Since the pat-down search was properly conducted for officer safety, Montgomery’s statement to police was not rendered inadmissible. See Ruffin v. State, 201 Ga. App. 792, 793 (2) (a) (412 SE2d 850) (1991), citing Wong Sun v. United States, 371 U. S. 471, 487-488 (III) (83 SC 407, 9 LE2d 441) (1963) (evidence obtained as result of illegal search inadmissible as fruit of the poisonous tree).

Finally, a pat-down search, even a forcible one, does not amount to “custody” that would trigger the duty to read a Miranda warning. Whatley v. State, 196 Ga. App. 73, 78 (5) (395 SE2d 582) (1990). Here, *421the trial court found that Montgomery was not in custody at the time he made his statement to police and further found that the officer was merely investigating what he had been told by Chandler when he asked the question that prompted Montgomery’s statement. “Miranda warnings are not required when a person responds to an officer’s initial inquiry at an on-the-scene investigation which has not become accusatory.” (Citation and punctuation omitted.) Thompson v. State, 234 Ga. App. 74, 75 (1) (a) (506 SE2d 201) (1998). The trial court’s finding as to custody was proper, and the lack of a Miranda warning did not render Montgomery’s oral statement inadmissible. Id.; Whatley, supra, 196 Ga. App. at 78 (5). That Montgomery’s oral statement was not coerced, no taint attached to the written statement he later provided to police. See State v. Baker, 238 Ga. App. 802, 804 (2) (521 SE2d 24) (1999) (voluntarily made unwarned oral statement does not prompt presumption of taint as to subsequent written statement). “Regardless, any error in admitting the statement would have to be deemed harmless because the statement was echoed by [Montgomery’s] statement at trial.” (Citation omitted.) Larry v. State, 266 Ga. 284, 286 (2) (a) (466 SE2d 850) (1996).
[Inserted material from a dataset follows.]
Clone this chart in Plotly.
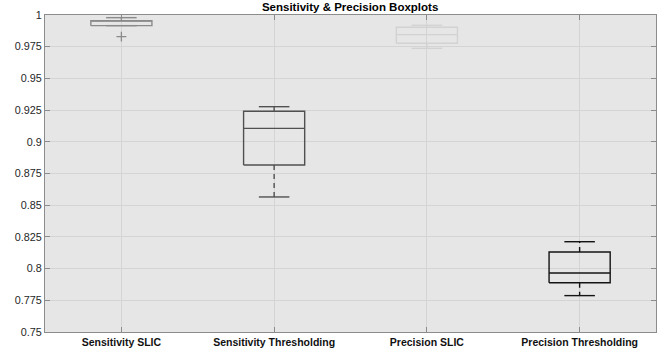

Decided May 16, 2006. Gerard B. Kleinrock, for appellant. Gwendolyn Keyes Fleming, District Attorney, Barbara B. Conroy, Assistant District Attorney, for appellee.

In light of the foregoing, the trial court did not err in denying Montgomery’s motion to suppress. McFarland, supra, 201 Ga. App. at 495.

Judgment affirmed.

Johnson, P. J., and Ellington, J., concur.